There’s a Filipino word:
bayanihan
(buy-uh-nee-hun)
which roughly translates to a spirit of helping your
community without expecting anything in return.
Bayanihan:
also the word used to describe the tradition of
neighbors coming together to move a family’s nipa
hut from one place to another.
In this way,
life is carried on the shoulders of the community.
A nipa hut, or bahay kubo, is a native Filipino house
made of wood, bamboo, and nipa grass.
In bayanihan, the bahay kubo is uprooted using
bamboo poles, hoisted onto the shoulders of 20 or
more people, and moved to a new location.
The bahay kubo being carried often also contains
the family’s belongings and even family members
incapable of making the trek.
The community moves as a single group, all vital
parts of the same journey.
All equally contributing to accomplish the goal.
Life is carried on the shoulders of the community.
I think of the practice of medicine as its own
bayanihan.
Consider the burdens, which the patient’s
shoulders alone cannot bear.
The burden of sickness, the burden of stress.
The burden of finances, the burden of emotion.
The burden of the future: not knowing, knowing too
much.
The burden of a life that did not unfold according to
plan.
These burdens that need a community’s shoulders
too.
Life is carried on the shoulders of the community.
We are the community.
Family members, loved ones, friends,
Physicians, nurses, pharmacists,
Practitioners, technicians, assistants,
Administrative teams, social workers, dieticians,
Volunteers, sanitation services, maintenance
engineers,
And countless others more who come together
because
life is carried on the shoulders of the community.
What is our role as physicians in this bayanihan?
We enter a patient’s life as one member of this
community.
Our work, our training, our struggles, our rewards
all giving us the strength to take a step forward,
difficult as it may be,
To take the patient’s bahay kubo one step further,
wherever that may lead.
Life is carried on the shoulders of the community.

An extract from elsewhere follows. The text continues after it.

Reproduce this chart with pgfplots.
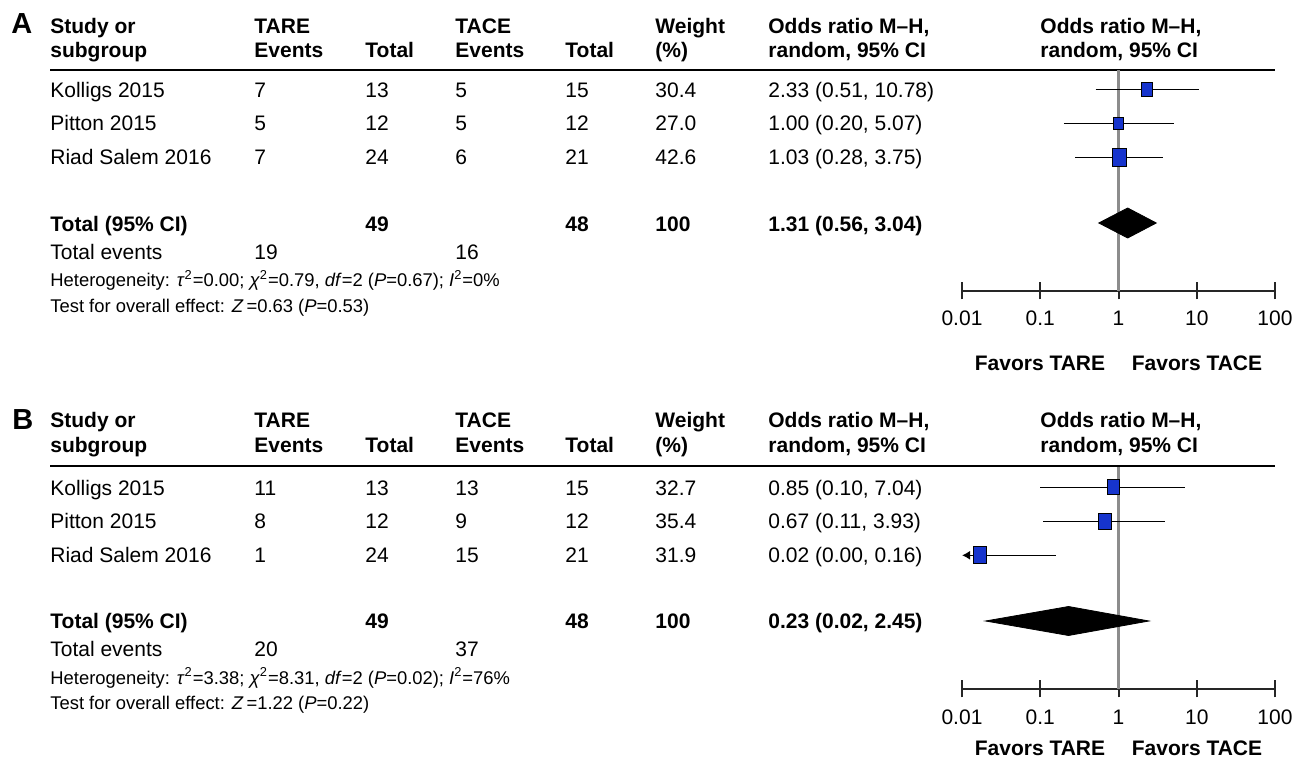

We fall in line, we grip the bamboo pole, we make
the trek and shoulder the haul.
We don’t let the patient carry their bahay kubo all
on their own.
The bahay kubo that holds burdens.
The bahay kubo that holds a precious, shining, and
full life.
As my ancestors carried the lives of their neighbors
on their shoulders,
I, too, will carry the lives of my neighbors on my
shoulders.
What a privilege to be part of a bayanihan, where
life is carried on the shoulders of the community.